There is a quiet scene later in the film where Thorn's elderly roommate, Sol, sits down to a meal of real food — a piece of beef, an apple, a stalk of celery, some strawberry jam — that Thorn has come across in the course of his investigation. Sol weeps at the table. He is old enough to remember what these things tasted like. The young man across from him is not.

That moment is not the centre of the film for me, but it is the moment that explains the rest. Sol is the last person in the room who has a reference point. Everyone else has accepted the wafer because the wafer is what food is now. The strawberries his generation remembers are not coming back, and the people who could have argued for them are dying off.

I have been buying organic strawberries from Commonsense Organics through the season this year. They taste like strawberries. They are not what is sitting in the punnets at the supermarket. The shopper twenty years younger than me, picking up the supermarket punnet, has nothing to compare it to. The substitution is already most of the way done in the produce aisle. It is further along in the centre aisles than anyone wants to admit.

Why the film still matters

Soylent Green is not really a science fiction film. It is a film about what happens when you let a small number of companies become the only practical way to feed a country, and then you wait fifty years.

The twist everyone remembers is just the punctuation mark. The argument the film is making — the argument that does not need any twist to land — is that a sufficiently consolidated food system will, eventually, feed people whatever is cheapest to produce, dressed up as whatever sells. There does not need to be a conspiracy. There only needs to be no alternative.

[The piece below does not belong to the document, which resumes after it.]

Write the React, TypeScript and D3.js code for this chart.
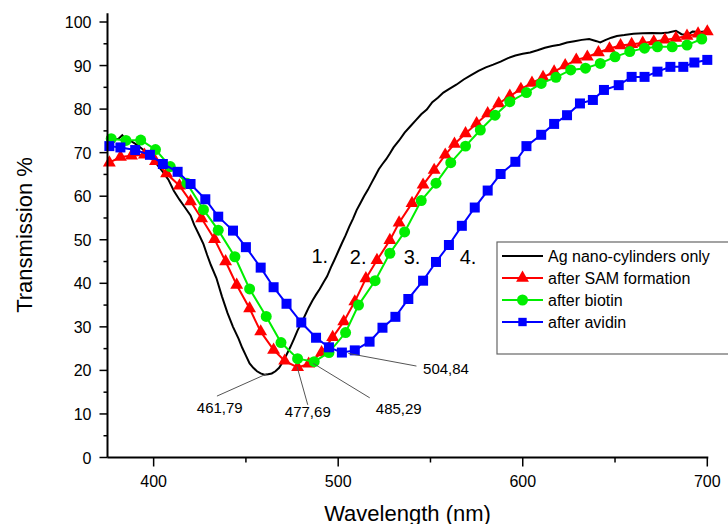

The alternative — in 2026, in New Zealand — is still here. There are still independent growers, still small processors, still farmers' markets, still co-operatives, still people who will sell you eggs from hens you can go and look at. The infrastructure is thinner than it was, but it is not gone.

That is the part of Soylent Green that I keep coming back to. The film is not a prediction. It is a description of the end state if nobody chooses otherwise. And the choosing happens every week, at the till.